On-chain metrics show:

  • Reduced futures open interest.
  • Muted spot volumes.
  • Institutional accumulation (ETFs, treasuries) but no aggressive retail FOMO.

The result: crypto altcoin ETFs provided a steady bid but lacked the firepower to break markets out of consolidation.

Outlook: Are Crypto Altcoin ETFs Still a Catalyst in 2026?

Despite the late-2025 disappointment, crypto altcoin ETFs retain long-term structural potential:

  • Inflow Trajectory: Early 2026 stabilization (Bitcoin ETF bottoming, Ethereum ETF flows improving) could spill over to altcoin products.
  • Regulatory Clarity: Continued progress on market-structure bills may unlock more issuers and products.
  • Yield Innovation: Future ETFs with staking (e.g., Chainlink model) could change the equation.
  • Institutional Rotation: If equities become overvalued or macro conditions loosen further, altcoins could see re-rating.

However, near-term risks remain:

  • Persistent ETF outflows.
  • Macro surprises (hot U.S. jobs data, geopolitical shocks).
  • DAT forced selling if NAV discounts deepen.

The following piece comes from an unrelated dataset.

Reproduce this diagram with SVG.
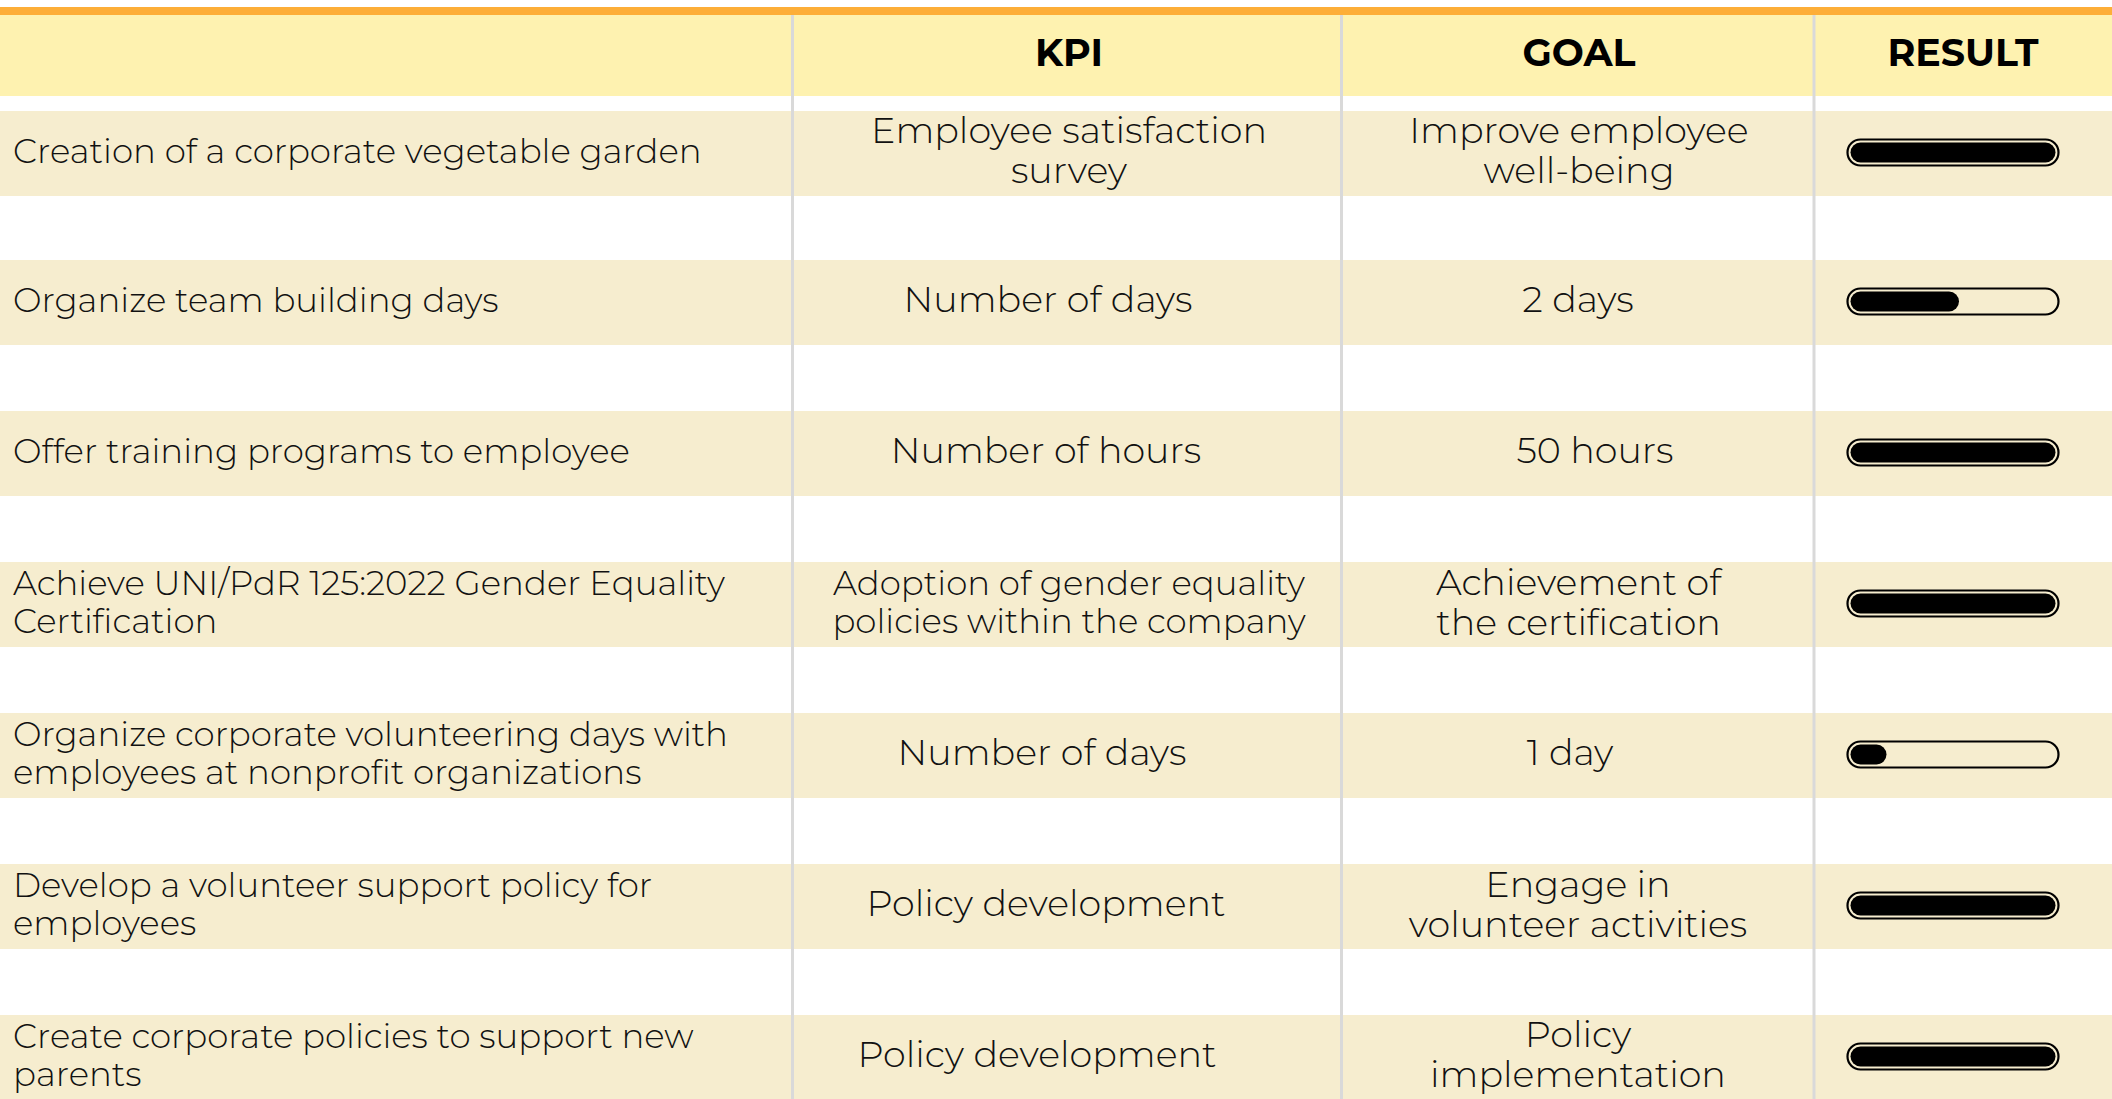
<svg xmlns="http://www.w3.org/2000/svg" width="2112" height="1099" viewBox="0 0 2112 1099">
<style>
.bg{fill:#ffffff}
.top{fill:#FDAE38}
.head{fill:#FEF2B0}
.row{fill:#F6EDCF}
.div{stroke:#D9D9D9;stroke-width:3}
.h{font-family:Montserrat,"Open Sans",sans-serif;font-size:38px;font-weight:700;fill:#000;text-anchor:middle}
.t{font-family:Montserrat,"Open Sans",sans-serif;font-size:34px;font-weight:300;fill:#111}
.c{text-anchor:middle}
.m{font-size:36.5px}
.frame{fill:#F6EDCF;stroke:#000;stroke-width:2.2}
.fill{fill:#000}
</style>
<rect class="bg" x="0" y="0" width="2112" height="1099"/>
<rect class="top" x="0" y="7" width="2112" height="8"/>
<rect class="head" x="0" y="15" width="2112" height="81"/>
<g id="rows">
<rect class="row" x="0" y="111" width="2112" height="85"/>
<rect class="row" x="0" y="260" width="2112" height="85"/>
<rect class="row" x="0" y="411" width="2112" height="85"/>
<rect class="row" x="0" y="562" width="2112" height="85"/>
<rect class="row" x="0" y="713" width="2112" height="85"/>
<rect class="row" x="0" y="864" width="2112" height="85"/>
<rect class="row" x="0" y="1015" width="2112" height="84"/>
</g>
<g id="dividers">
<line class="div" x1="792.5" y1="15" x2="792.5" y2="1099"/>
<line class="div" x1="1341.5" y1="15" x2="1341.5" y2="1099"/>
<line class="div" x1="1814" y1="15" x2="1814" y2="1099"/>
</g>
<g id="header">
<text class="h" x="1069" y="66">KPI</text>
<text class="h" x="1579" y="66">GOAL</text>
<text class="h" x="1963" y="66">RESULT</text>
</g>
<g id="row1">
<text class="t" x="13" y="163">Creation of a corporate vegetable garden</text>
<text class="t m c" x="1069" y="143">Employee satisfaction</text>
<text class="t m c" x="1069" y="183">survey</text>
<text class="t m c" x="1579" y="143">Improve employee</text>
<text class="t m c" x="1579" y="183">well-being</text>
<rect class="frame" x="1847.5" y="139.5" width="211" height="26" rx="13"/>
<rect class="fill" x="1850.5" y="142.5" width="205" height="20" rx="10"/>
</g>
<g id="row2">
<text class="t" x="13" y="312">Organize team building days</text>
<text class="t m c" x="1048" y="312">Number of days</text>
<text class="t m c" x="1578" y="312">2 days</text>
<rect class="frame" x="1847.5" y="288.5" width="211" height="26" rx="13"/>
<rect class="fill" x="1850.5" y="291.5" width="108.5" height="20" rx="10"/>
</g>
<g id="row3">
<text class="t" x="13" y="463">Offer training programs to employee</text>
<text class="t m c" x="1046" y="463">Number of hours</text>
<text class="t m c" x="1595" y="463">50 hours</text>
<rect class="frame" x="1847.5" y="439.5" width="211" height="26" rx="13"/>
<rect class="fill" x="1850.5" y="442.5" width="205" height="20" rx="10"/>
</g>
<g id="row4">
<text class="t" x="13" y="595">Achieve UNI/PdR 125:2022 Gender Equality</text>
<text class="t" x="13" y="633">Certification</text>
<text class="t c" x="1069" y="595">Adoption of gender equality</text>
<text class="t c" x="1069" y="633">policies within the company</text>
<text class="t m c" x="1578.5" y="595">Achievement of</text>
<text class="t m c" x="1578.5" y="635">the certification</text>
<rect class="frame" x="1847.5" y="590.5" width="211" height="26" rx="13"/>
<rect class="fill" x="1850.5" y="593.5" width="205" height="20" rx="10"/>
</g>
<g id="row5">
<text class="t" x="13" y="746">Organize corporate volunteering days with</text>
<text class="t" x="13" y="784">employees at nonprofit organizations</text>
<text class="t m c" x="1042" y="765">Number of days</text>
<text class="t m c" x="1570" y="765">1 day</text>
<rect class="frame" x="1847.5" y="741.5" width="211" height="26" rx="13"/>
<rect class="fill" x="1850.5" y="744.5" width="36" height="20" rx="10"/>
</g>
<g id="row6">
<text class="t" x="13" y="897">Develop a volunteer support policy for</text>
<text class="t" x="13" y="935">employees</text>
<text class="t m c" x="1046" y="916">Policy development</text>
<text class="t m c" x="1578" y="897">Engage in</text>
<text class="t m c" x="1578" y="937">volunteer activities</text>
<rect class="frame" x="1847.5" y="892.5" width="211" height="26" rx="13"/>
<rect class="fill" x="1850.5" y="895.5" width="205" height="20" rx="10"/>
</g>
<g id="row7">
<text class="t" x="13" y="1048">Create corporate policies to support new</text>
<text class="t" x="13" y="1086">parents</text>
<text class="t m c" x="1037" y="1067">Policy development</text>
<text class="t m c" x="1578" y="1047">Policy</text>
<text class="t m c" x="1578" y="1087">implementation</text>
<rect class="frame" x="1847.5" y="1043.5" width="211" height="26" rx="13"/>
<rect class="fill" x="1850.5" y="1046.5" width="205" height="20" rx="10"/>
</g>
</svg>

In summary, crypto altcoin ETFs—expected to be the year-end fireworks of 2025—failed to offset broader selling pressure, contributing to painful Q4 drawdowns across Solana, XRP, and other altcoins. Inflows were strong but insufficient to counter de-risking, dealer hedging, and DAT unwinds. Early 2026 stabilization in Bitcoin and Ethereum ETFs offers hope that altcoin products could regain momentum, but meaningful upside likely requires clearer macro tailwinds and yield innovation. For now, consolidation remains the base case. Monitor ETF flow trends, futures open interest, and regulatory headlines for signs of rotation—always reference primary data providers and regulated platforms when assessing cryptocurrency markets.